In other words, RTE took a claim about bodies being pulled from rubble directly from the Hamas-controlled Palestinian Health Ministry. One wonders whether that will make RTE more cautious about publishing as fact claims from that source in future. Notably, the response does not address why the claim remains online, even after photographic evidence has proved it to be false.
As to the responsibility for the attack, this is where the media must shoulder the most shameful blame. As initial reports came through, the Irish media stated as fact that Israel was responsible. The Journal’s initial headline read “500 dead in Israeli Air Strike on Gaza City Hospital, health Ministry says”. That headline was seen 20,000 times in just 11 minutes.
The Examiner lead its story with the following statement: “An Israeli Air Strike has hit a Gaza City Hospital, packed with wounded and other Palestinians seeking shelter, killing hundreds”. The Irish Times said “At least 500” were dead after an “air strike” on a Gaza hospital.

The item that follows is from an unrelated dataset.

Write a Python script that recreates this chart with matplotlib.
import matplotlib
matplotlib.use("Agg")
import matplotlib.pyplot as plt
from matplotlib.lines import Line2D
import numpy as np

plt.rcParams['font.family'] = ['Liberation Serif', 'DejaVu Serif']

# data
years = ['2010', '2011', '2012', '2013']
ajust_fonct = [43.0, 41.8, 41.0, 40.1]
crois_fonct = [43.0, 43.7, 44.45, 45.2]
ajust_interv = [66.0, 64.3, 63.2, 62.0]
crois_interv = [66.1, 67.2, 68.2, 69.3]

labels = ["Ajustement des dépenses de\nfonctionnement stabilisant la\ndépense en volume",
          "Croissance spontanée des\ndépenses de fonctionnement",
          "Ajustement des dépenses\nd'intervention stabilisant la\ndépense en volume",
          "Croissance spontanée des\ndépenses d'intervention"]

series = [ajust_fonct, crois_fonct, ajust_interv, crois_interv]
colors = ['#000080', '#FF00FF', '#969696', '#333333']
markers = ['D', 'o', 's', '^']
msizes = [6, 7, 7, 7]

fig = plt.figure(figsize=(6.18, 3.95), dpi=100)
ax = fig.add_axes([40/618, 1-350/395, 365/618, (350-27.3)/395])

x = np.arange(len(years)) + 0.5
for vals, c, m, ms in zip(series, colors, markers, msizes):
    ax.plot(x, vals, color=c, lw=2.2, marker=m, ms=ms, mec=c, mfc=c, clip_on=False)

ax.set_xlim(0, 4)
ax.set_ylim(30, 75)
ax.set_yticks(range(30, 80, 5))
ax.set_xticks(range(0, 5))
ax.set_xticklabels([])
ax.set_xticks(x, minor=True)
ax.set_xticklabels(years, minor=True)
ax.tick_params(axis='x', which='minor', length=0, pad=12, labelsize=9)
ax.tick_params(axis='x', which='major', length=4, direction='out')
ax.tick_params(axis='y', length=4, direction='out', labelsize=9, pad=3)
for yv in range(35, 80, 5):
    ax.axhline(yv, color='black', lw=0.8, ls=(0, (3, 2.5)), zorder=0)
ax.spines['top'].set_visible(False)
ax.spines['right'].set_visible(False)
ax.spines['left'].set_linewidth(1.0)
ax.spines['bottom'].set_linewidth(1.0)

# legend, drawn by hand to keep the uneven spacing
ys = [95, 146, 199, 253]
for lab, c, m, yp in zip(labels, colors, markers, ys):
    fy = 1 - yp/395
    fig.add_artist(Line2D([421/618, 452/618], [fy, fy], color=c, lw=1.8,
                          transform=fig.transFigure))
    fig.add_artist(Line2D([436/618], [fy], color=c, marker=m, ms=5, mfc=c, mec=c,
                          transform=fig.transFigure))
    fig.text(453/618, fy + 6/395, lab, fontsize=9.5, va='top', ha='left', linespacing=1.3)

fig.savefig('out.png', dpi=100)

Cumulatively, these stories were seen by perhaps hundreds of thousands of Irish people. Hundreds of thousands more will have heard them on radio, or on television news.
These stories, presented as fact, were all sourced from a single source: The “Palestinian Health Ministry”, which is of course an arm of the Hamas terror group which rules Gaza. It simply did not occur to any Irish journalist – many of whom never tire of accusing the rest of us of “misinformation” and “disinformation” – to wonder if such a body might have an incentive to mislead. Presumably this is also where the claims of workers sifting through rubble came from.

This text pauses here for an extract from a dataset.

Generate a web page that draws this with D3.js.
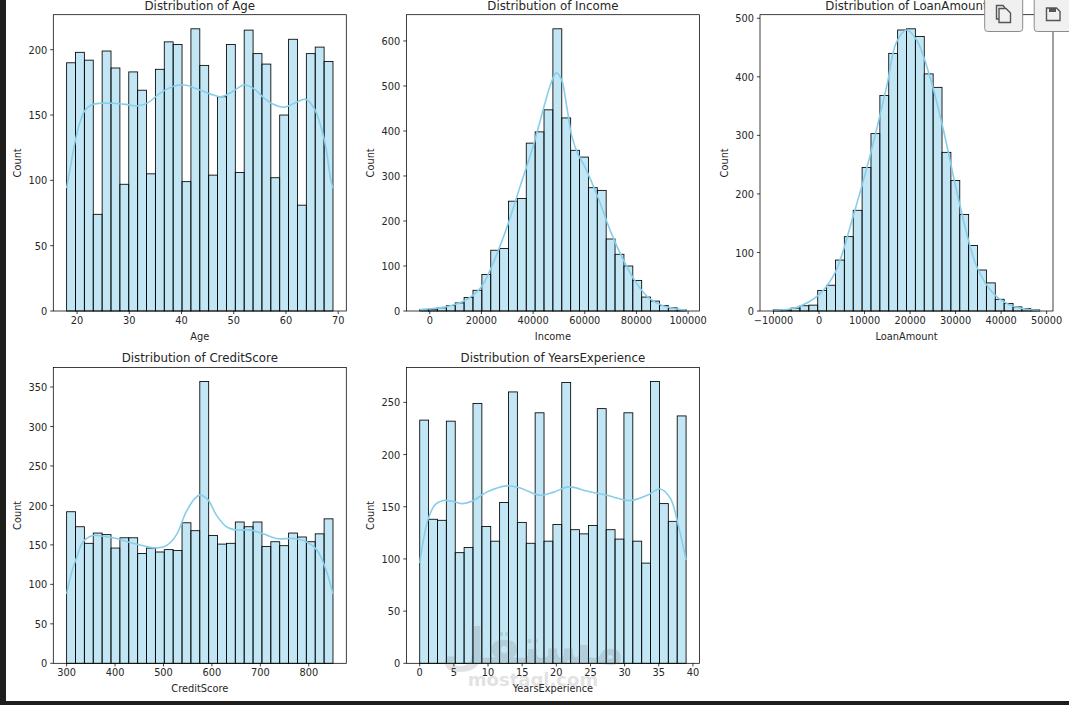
<!DOCTYPE html>
<html>
<head>
<meta charset="utf-8">
<script src="https://cdn.jsdelivr.net/npm/d3@7"></script>
<style>
  html, body { margin: 0; padding: 0; background: #fff; }
  svg { display: block; }
  text { font-family: "DejaVu Sans", sans-serif; fill: #262626; }
</style>
</head>
<body>
<svg id="fig" width="1069" height="705"></svg>
<script>
// Histogram counts, 30 equal bins per variable
const ageCounts = [190,198,192,74,199,186,97,183,169,105,185,206,204,99,216,188,104,164,204,106,215,197,189,102,150,208,81,197,202,191];
const incomeCounts = [3,4,7,12,18,30,46,81,135,139,244,250,373,398,447,627,429,357,342,274,268,160,126,100,68,31,22,12,7,3];
const loanCounts = [2,2,5,9,10,35,44,87,127,172,245,303,368,440,480,482,469,405,382,271,223,165,112,70,48,20,13,7,4,2];
const creditCounts = [192,173,152,165,163,146,159,159,139,146,141,144,143,178,168,357,162,151,152,179,173,179,148,154,149,165,160,154,164,183];
const yearsCounts = [233,138,137,232,106,111,249,131,117,154,260,135,115,240,117,133,269,128,124,132,244,128,119,240,117,96,270,153,136,237];

// Data ranges
const ageRange = [18, 69];
const incomeRange = [-3894, 99224];
const loanRange = [-10041, 48474];
const creditRange = [300, 850];
const yearsRange = [0, 39];

// Density curves, as count-scaled samples
const ageKdeX = [18,18.85,19.7,20.6,21.6,22.9,24.5,27,29.6,31.5,33.4,36,38.5,40.5,43,45.6,47.5,49.4,52,53.9,55.8,57.7,59.6,61.6,63.8,65.4,66.7,67.6,68.6,69];
const ageKdeY = [94,113,131,145,154,158,159,159,158,157,159,167,172,173,170,166,164,167,173,170,163,158,156,159,162,155,141,126,100,94];
const incomeKdeX = [-3894,0,5000,10000,15000,20000,25000,30000,35000,40000,45000,47000,49000,51000,53000,55000,57500,60000,65000,70000,75000,80000,85000,90000,95000,99224];
const incomeKdeY = [3,5,8,15,28,54,113,188,277,366,470,507,529,514,455,388,347,321,254,177,113,62,28,12,5,2];
const loanKdeX = [-10041,-5000,0,3500,7500,11200,14900,17000,19300,21500,24400,27300,31000,34650,38300,42000,45600,48474];
const loanKdeY = [1,6,28,65,162,265,385,459,480,462,399,310,179,76,30,10,3,1];
const creditKdeX = [300,310,320,334,354,375,403,437,465,485,506,527,547,565,575,592,609,630,650,678,706,733,768,795,816,833,850];
const creditKdeY = [88,114,133,154,162,161,158,152,148,146,149,163,192,209,213,207,188,173,169,169,164,158,158,154,144,123,88];
const yearsKdeX = [0,0.54,1.27,2.25,3.47,4.93,6.15,7.86,9.8,12.75,14.7,17.6,19.6,21.8,24.5,27.4,30.8,33.3,35.2,36.7,37.9,39];
const yearsKdeY = [96,118,139,152,156,155,153,156,164,170,168,161,164,169,165,161,156,161,167,158,131,99];

// Tick labels
const ageTicks = [20,30,40,50,60,70];
const ageCountTicks = [0,50,100,150,200];
const incomeTicks = [0,20000,40000,60000,80000,100000];
const incomeCountTicks = [0,100,200,300,400,500,600];
const loanTicks = [-10000,0,10000,20000,30000,40000,50000];
const loanCountTicks = [0,100,200,300,400,500];
const creditTicks = [300,400,500,600,700,800];
const creditCountTicks = [0,50,100,150,200,250,300,350];
const yearsTicks = [0,5,10,15,20,25,30,35,40];
const yearsCountTicks = [0,50,100,150,200,250];

const panels = [
  { name: "Age", counts: ageCounts, range: ageRange, kx: ageKdeX, ky: ageKdeY, xt: ageTicks, yt: ageCountTicks, l: 53.3, t: 14.7, b: 311, ylab: 17.5 },
  { name: "Income", counts: incomeCounts, range: incomeRange, kx: incomeKdeX, ky: incomeKdeY, xt: incomeTicks, yt: incomeCountTicks, l: 406.4, t: 14.7, b: 311, ylab: 371 },
  { name: "LoanAmount", counts: loanCounts, range: loanRange, kx: loanKdeX, ky: loanKdeY, xt: loanTicks, yt: loanCountTicks, l: 760, t: 14.7, b: 311, ylab: 724.5 },
  { name: "CreditScore", counts: creditCounts, range: creditRange, kx: creditKdeX, ky: creditKdeY, xt: creditTicks, yt: creditCountTicks, l: 53.3, t: 367.4, b: 663.3, ylab: 17.5 },
  { name: "YearsExperience", counts: yearsCounts, range: yearsRange, kx: yearsKdeX, ky: yearsKdeY, xt: yearsTicks, yt: yearsCountTicks, l: 406.4, t: 367.4, b: 663.3, ylab: 371 }
];
const panelWidth = 293;
const tickFont = 9.8, titleFont = 11.8;

const svg = d3.select("#fig");

panels.forEach(p => {
  const [lo, hi] = p.range;
  const pad = (hi - lo) * 0.05;
  const r = p.l + panelWidth;
  const x = d3.scaleLinear().domain([lo - pad, hi + pad]).range([p.l, r]);
  const y = d3.scaleLinear().domain([0, d3.max(p.counts) * 1.05]).range([p.b, p.t]);
  const g = svg.append("g");
  const w = (hi - lo) / p.counts.length;

  // Bars
  g.selectAll("rect.bar").data(p.counts).join("rect")
    .attr("class", "bar")
    .attr("x", (d, i) => x(lo + i * w))
    .attr("y", d => y(d))
    .attr("width", (d, i) => x(lo + (i + 1) * w) - x(lo + i * w))
    .attr("height", d => y(0) - y(d))
    .attr("fill", "#87ceeb").attr("fill-opacity", 0.5)
    .attr("stroke", "#000").attr("stroke-width", 0.85);

  // Density line
  const line = d3.line().x(d => x(d[0])).y(d => y(d[1])).curve(d3.curveCatmullRom);
  g.append("path").datum(d3.zip(p.kx, p.ky))
    .attr("d", line).attr("fill", "none")
    .attr("stroke", "#87ceeb").attr("stroke-width", 1.6);

  // Frame
  g.append("rect").attr("x", p.l).attr("y", p.t)
    .attr("width", panelWidth).attr("height", p.b - p.t)
    .attr("fill", "none").attr("stroke", "#000").attr("stroke-width", 0.75);

  // Axes
  const ax = g.append("g").attr("transform", `translate(0,${p.b})`)
    .call(d3.axisBottom(x).tickValues(p.xt).tickFormat(d3.format("d")).tickSize(3.1).tickPadding(2.6).offset(0));
  const ay = g.append("g").attr("transform", `translate(${p.l},0)`)
    .call(d3.axisLeft(y).tickValues(p.yt).tickFormat(d3.format("d")).tickSize(3.1).tickPadding(3).offset(0));
  [ax, ay].forEach(a => {
    a.select(".domain").remove();
    a.selectAll("line").attr("stroke", "#000").attr("stroke-width", 0.75);
    a.selectAll("text").attr("font-size", tickFont).attr("font-family", "DejaVu Sans").attr("fill", "#262626");
  });
  ax.selectAll("text").text(d => String(d).replace("-", "\u2212"));
  ay.selectAll("text").attr("dy", "0.42em");

  // Labels
  g.append("text").attr("x", (p.l + r) / 2).attr("y", p.t - 5)
    .attr("text-anchor", "middle").attr("font-size", titleFont).text(`Distribution of ${p.name}`);
  g.append("text").attr("x", (p.l + r) / 2).attr("y", p.b + 29)
    .attr("text-anchor", "middle").attr("font-size", tickFont).text(p.name);
  g.append("text").attr("transform", `translate(${p.ylab},${(p.t + p.b) / 2}) rotate(-90)`)
    .attr("dy", "0.35em")
    .attr("text-anchor", "middle").attr("font-size", tickFont).text("Count");
});

// Site watermark over the lower middle panel
const mark = svg.append("g").attr("text-anchor", "middle").style("opacity", 0.18);
mark.append("text").attr("x", 533).attr("y", 664).attr("font-size", 50).attr("font-weight", "bold")
  .attr("direction", "rtl").style("fill", "#666").text("مستقل");
mark.append("text").attr("x", 533).attr("y", 686).attr("font-size", 18).attr("font-weight", "bold")
  .style("fill", "#666").text("mostaql.com");

// Viewer chrome: dark window edges
svg.append("rect").attr("x", 0).attr("y", 0).attr("width", 6).attr("height", 705).attr("fill", "#1e1f1c");
svg.append("rect").attr("x", 0).attr("y", 701).attr("width", 1069).attr("height", 4).attr("fill", "#1e1f1c");

// Viewer chrome: copy and save buttons
const btn = svg.append("g");
[[984.7, 38], [1034.2, 50]].forEach(([bx, bw]) => {
  btn.append("rect").attr("x", bx).attr("y", -4).attr("width", bw).attr("height", 35.5).attr("rx", 3)
    .attr("fill", "#f0f0f1").attr("stroke", "#8c8c8c").attr("stroke-width", 1);
});
const icon = { fill: "none", stroke: "#555", "stroke-width": 1.4 };
const addPath = (d, extra) => {
  const el = btn.append("path").attr("d", d);
  Object.entries(Object.assign({}, icon, extra)).forEach(([k, v]) => el.attr(k, v));
};
addPath("M999 19 H996.5 V5.5 H1003 L1005 8");
addPath("M999 8.5 H1006 L1010.5 13 V22.5 H999 Z");
addPath("M1046.5 8 H1056.5 L1060 11.5 V20.5 H1046.5 Z");
btn.append("rect").attr("x", 1049).attr("y", 8).attr("width", 7).attr("height", 4).attr("fill", "#555");
</script>
</body>
</html>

One might compare the scepticism with which they treat comments by Donald Trump, or Nigel Farage, for example, to the utter and wide-eyed credulity they give to claims made by a PR department of a recognised terrorist group in Gaza.
It is readily apparent that people died at the Hospital – there was a large explosion in the car park and light-of-day images show many cars burned out. It is possible that people were sheltering in the car park when it was hit. But that is about as much as can be said.
The press said a lot more.
In the intervening hours, US President Joe Biden was the most prominent of those to accept that the attack had not been carried out by the Israelis at all, but was the result of a presumably accidental misfire of a Palestinian missile intended for Israel. The destruction that unfolded at the hospital in Gaza was, most likely, intended to be destruction in an Israeli town, where, undoubtedly, it would have received much less attention.
Even if one is inclined, against the evidence, to believe that this was still some act of madness by the Israelis, the press had no reason at all to be so inclined. They are supposed to be objective, after all.
Irish readers should recognise this behaviour. It is the same media conduct that gave us the ludicrous story about an “attack” on a migrant camp in Ashtown in January, when the press closed ranks around a story that had more holes than the Irish soccer team’s defence. It is the same conduct that gave us the calumnies against teachers in a Carlow School, and days of moral panic based on a now admitted lie.
In all three cases, journalists reported as fact things that aligned with their prejudices and biases, but not the evidence. In this case, the Irish media – and much of their global equivalents – have a very clear view about the war in the middle east. They have a very clear take on who the goodies and the baddies are. And when the baddies are claimed to have done something bad, well? Who needs evidence.
This is how they operate. And it is what Gript Media exists, in part, to counter.